Short exercise >> Can you transcribe the data exactly? Leave the pictures out.

** start Given data **

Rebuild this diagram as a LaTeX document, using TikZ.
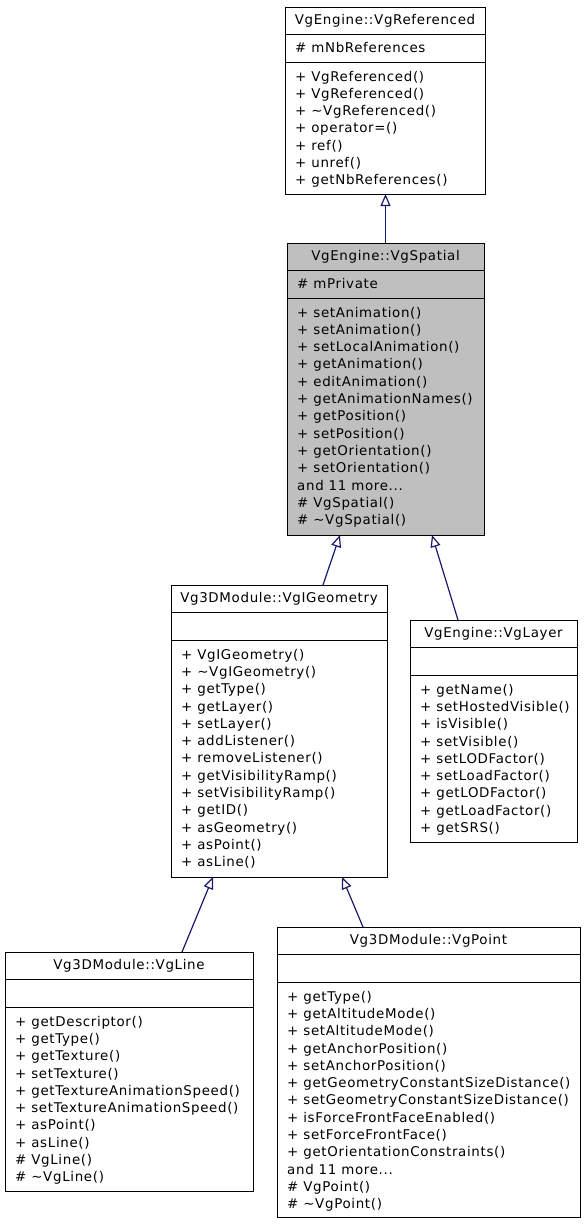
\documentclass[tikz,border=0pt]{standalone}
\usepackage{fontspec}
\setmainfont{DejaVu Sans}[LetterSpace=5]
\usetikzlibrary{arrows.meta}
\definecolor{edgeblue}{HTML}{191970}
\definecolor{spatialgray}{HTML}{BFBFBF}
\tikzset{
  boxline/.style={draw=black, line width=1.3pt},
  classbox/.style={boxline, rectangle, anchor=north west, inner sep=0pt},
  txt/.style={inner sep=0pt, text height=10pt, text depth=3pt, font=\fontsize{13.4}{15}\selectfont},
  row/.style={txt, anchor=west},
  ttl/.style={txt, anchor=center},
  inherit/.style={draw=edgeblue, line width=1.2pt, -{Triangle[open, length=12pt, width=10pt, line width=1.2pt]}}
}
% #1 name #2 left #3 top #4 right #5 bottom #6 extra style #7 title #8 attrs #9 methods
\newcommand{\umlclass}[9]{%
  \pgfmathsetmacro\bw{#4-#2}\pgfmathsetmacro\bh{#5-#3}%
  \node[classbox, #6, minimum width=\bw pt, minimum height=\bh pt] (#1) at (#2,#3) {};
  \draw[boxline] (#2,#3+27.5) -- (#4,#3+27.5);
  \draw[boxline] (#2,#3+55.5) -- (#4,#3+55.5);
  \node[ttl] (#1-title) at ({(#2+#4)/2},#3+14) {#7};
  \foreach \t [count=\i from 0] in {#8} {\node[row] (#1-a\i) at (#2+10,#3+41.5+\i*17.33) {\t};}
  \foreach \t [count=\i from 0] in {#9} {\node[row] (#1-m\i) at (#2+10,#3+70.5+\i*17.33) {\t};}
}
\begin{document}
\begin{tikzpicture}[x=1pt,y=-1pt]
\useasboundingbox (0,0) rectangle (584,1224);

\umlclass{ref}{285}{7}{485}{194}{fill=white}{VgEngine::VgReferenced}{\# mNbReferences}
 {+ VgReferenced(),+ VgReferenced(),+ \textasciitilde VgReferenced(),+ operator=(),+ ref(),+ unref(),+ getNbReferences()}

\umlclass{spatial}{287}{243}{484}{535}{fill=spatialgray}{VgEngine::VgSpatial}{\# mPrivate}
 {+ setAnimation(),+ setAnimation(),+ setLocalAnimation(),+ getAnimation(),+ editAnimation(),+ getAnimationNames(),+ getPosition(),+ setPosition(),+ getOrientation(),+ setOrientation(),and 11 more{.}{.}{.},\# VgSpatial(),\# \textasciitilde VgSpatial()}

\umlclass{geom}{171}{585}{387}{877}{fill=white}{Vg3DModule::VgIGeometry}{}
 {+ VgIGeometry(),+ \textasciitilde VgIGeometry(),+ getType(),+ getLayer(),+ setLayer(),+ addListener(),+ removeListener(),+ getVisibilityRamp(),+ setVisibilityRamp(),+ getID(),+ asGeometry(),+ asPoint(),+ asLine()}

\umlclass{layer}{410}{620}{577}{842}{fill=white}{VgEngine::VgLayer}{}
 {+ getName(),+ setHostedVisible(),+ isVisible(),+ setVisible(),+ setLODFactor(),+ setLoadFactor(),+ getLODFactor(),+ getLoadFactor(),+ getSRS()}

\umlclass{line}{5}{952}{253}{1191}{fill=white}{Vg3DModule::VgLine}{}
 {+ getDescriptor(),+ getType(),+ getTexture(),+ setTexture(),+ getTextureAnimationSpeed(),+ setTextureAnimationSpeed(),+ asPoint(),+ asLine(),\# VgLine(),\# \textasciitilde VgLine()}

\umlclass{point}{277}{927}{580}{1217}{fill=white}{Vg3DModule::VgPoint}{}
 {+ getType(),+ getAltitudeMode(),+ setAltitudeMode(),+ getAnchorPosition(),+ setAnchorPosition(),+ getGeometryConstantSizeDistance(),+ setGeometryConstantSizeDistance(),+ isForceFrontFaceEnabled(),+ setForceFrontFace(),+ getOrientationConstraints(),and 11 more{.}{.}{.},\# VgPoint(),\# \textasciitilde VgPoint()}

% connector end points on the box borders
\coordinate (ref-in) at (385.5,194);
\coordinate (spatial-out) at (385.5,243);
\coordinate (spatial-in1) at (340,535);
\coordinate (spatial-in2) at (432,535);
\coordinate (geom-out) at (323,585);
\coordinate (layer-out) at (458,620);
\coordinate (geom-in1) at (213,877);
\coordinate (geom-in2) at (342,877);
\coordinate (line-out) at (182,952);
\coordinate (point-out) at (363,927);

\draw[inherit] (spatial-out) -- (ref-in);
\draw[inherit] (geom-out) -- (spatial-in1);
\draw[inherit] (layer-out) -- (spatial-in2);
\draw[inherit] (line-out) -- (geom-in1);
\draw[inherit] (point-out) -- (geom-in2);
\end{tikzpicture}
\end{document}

** end Given data **

Task answer >>
Rebuild this diagram as a LaTeX document, using TikZ.
\documentclass[tikz,border=0pt]{standalone}
\usepackage{fontspec}
\setmainfont{DejaVu Sans}[LetterSpace=5]
\usetikzlibrary{arrows.meta}
\definecolor{edgeblue}{HTML}{191970}
\definecolor{spatialgray}{HTML}{BFBFBF}
\tikzset{
  boxline/.style={draw=black, line width=1.3pt},
  classbox/.style={boxline, rectangle, anchor=north west, inner sep=0pt},
  txt/.style={inner sep=0pt, text height=10pt, text depth=3pt, font=\fontsize{13.4}{15}\selectfont},
  row/.style={txt, anchor=west},
  ttl/.style={txt, anchor=center},
  inherit/.style={draw=edgeblue, line width=1.2pt, -{Triangle[open, length=12pt, width=10pt, line width=1.2pt]}}
}
% #1 name #2 left #3 top #4 right #5 bottom #6 extra style #7 title #8 attrs #9 methods
\newcommand{\umlclass}[9]{%
  \pgfmathsetmacro\bw{#4-#2}\pgfmathsetmacro\bh{#5-#3}%
  \node[classbox, #6, minimum width=\bw pt, minimum height=\bh pt] (#1) at (#2,#3) {};
  \draw[boxline] (#2,#3+27.5) -- (#4,#3+27.5);
  \draw[boxline] (#2,#3+55.5) -- (#4,#3+55.5);
  \node[ttl] (#1-title) at ({(#2+#4)/2},#3+14) {#7};
  \foreach \t [count=\i from 0] in {#8} {\node[row] (#1-a\i) at (#2+10,#3+41.5+\i*17.33) {\t};}
  \foreach \t [count=\i from 0] in {#9} {\node[row] (#1-m\i) at (#2+10,#3+70.5+\i*17.33) {\t};}
}
\begin{document}
\begin{tikzpicture}[x=1pt,y=-1pt]
\useasboundingbox (0,0) rectangle (584,1224);

\umlclass{ref}{285}{7}{485}{194}{fill=white}{VgEngine::VgReferenced}{\# mNbReferences}
 {+ VgReferenced(),+ VgReferenced(),+ \textasciitilde VgReferenced(),+ operator=(),+ ref(),+ unref(),+ getNbReferences()}

\umlclass{spatial}{287}{243}{484}{535}{fill=spatialgray}{VgEngine::VgSpatial}{\# mPrivate}
 {+ setAnimation(),+ setAnimation(),+ setLocalAnimation(),+ getAnimation(),+ editAnimation(),+ getAnimationNames(),+ getPosition(),+ setPosition(),+ getOrientation(),+ setOrientation(),and 11 more{.}{.}{.},\# VgSpatial(),\# \textasciitilde VgSpatial()}

\umlclass{geom}{171}{585}{387}{877}{fill=white}{Vg3DModule::VgIGeometry}{}
 {+ VgIGeometry(),+ \textasciitilde VgIGeometry(),+ getType(),+ getLayer(),+ setLayer(),+ addListener(),+ removeListener(),+ getVisibilityRamp(),+ setVisibilityRamp(),+ getID(),+ asGeometry(),+ asPoint(),+ asLine()}

\umlclass{layer}{410}{620}{577}{842}{fill=white}{VgEngine::VgLayer}{}
 {+ getName(),+ setHostedVisible(),+ isVisible(),+ setVisible(),+ setLODFactor(),+ setLoadFactor(),+ getLODFactor(),+ getLoadFactor(),+ getSRS()}

\umlclass{line}{5}{952}{253}{1191}{fill=white}{Vg3DModule::VgLine}{}
 {+ getDescriptor(),+ getType(),+ getTexture(),+ setTexture(),+ getTextureAnimationSpeed(),+ setTextureAnimationSpeed(),+ asPoint(),+ asLine(),\# VgLine(),\# \textasciitilde VgLine()}

\umlclass{point}{277}{927}{580}{1217}{fill=white}{Vg3DModule::VgPoint}{}
 {+ getType(),+ getAltitudeMode(),+ setAltitudeMode(),+ getAnchorPosition(),+ setAnchorPosition(),+ getGeometryConstantSizeDistance(),+ setGeometryConstantSizeDistance(),+ isForceFrontFaceEnabled(),+ setForceFrontFace(),+ getOrientationConstraints(),and 11 more{.}{.}{.},\# VgPoint(),\# \textasciitilde VgPoint()}

% connector end points on the box borders
\coordinate (ref-in) at (385.5,194);
\coordinate (spatial-out) at (385.5,243);
\coordinate (spatial-in1) at (340,535);
\coordinate (spatial-in2) at (432,535);
\coordinate (geom-out) at (323,585);
\coordinate (layer-out) at (458,620);
\coordinate (geom-in1) at (213,877);
\coordinate (geom-in2) at (342,877);
\coordinate (line-out) at (182,952);
\coordinate (point-out) at (363,927);

\draw[inherit] (spatial-out) -- (ref-in);
\draw[inherit] (geom-out) -- (spatial-in1);
\draw[inherit] (layer-out) -- (spatial-in2);
\draw[inherit] (line-out) -- (geom-in1);
\draw[inherit] (point-out) -- (geom-in2);
\end{tikzpicture}
\end{document}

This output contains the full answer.